これがまあ終(つひ)の栖(すみか)か雪五尺
一茶の句です。江戸での生活に見切りをつけた一茶は故郷に。
雪深い柏原の宿です。
遺産相続をめぐって、弟と争い、家と田畑の半分を得ます。
52歳で28歳のきくと結婚、子供も生まれました。
しかし子供たちは夭折、妻も亡くします。
この後も2回結婚していますが、家庭の幸福には恵まれませんでした。
雪とけて村いっぱいの子どもかな
一茶は克明な日記を書いて、閨房(けいぼう)の記録をも残しています。
家庭的な幸福を求めたのでしょうか。
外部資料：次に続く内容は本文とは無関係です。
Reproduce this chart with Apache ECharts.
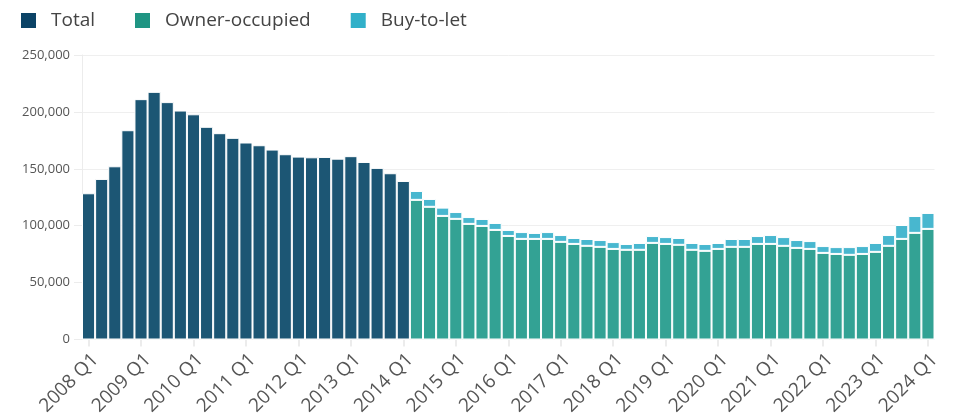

精力絶倫というのでしょうか。
なかには、白昼4交におよぶとも。
晩年、脳卒中で半身不随になりますが、なお意欲は盛んだったとか。
65歳で亡くなっています。
一茶の晩年を想像すると、とても枯れた生活とは思えません。
冬枯れて墨に描かる一茶かな 結宇
とても人間臭く生きた一茶。
この句では、一茶が冬枯れの中に墨絵で描かれています。
芭蕉なら墨絵が似合いそうですが、一茶はどうでしょう?
それを一句に仕立てたところが作者の狙いかも知れません。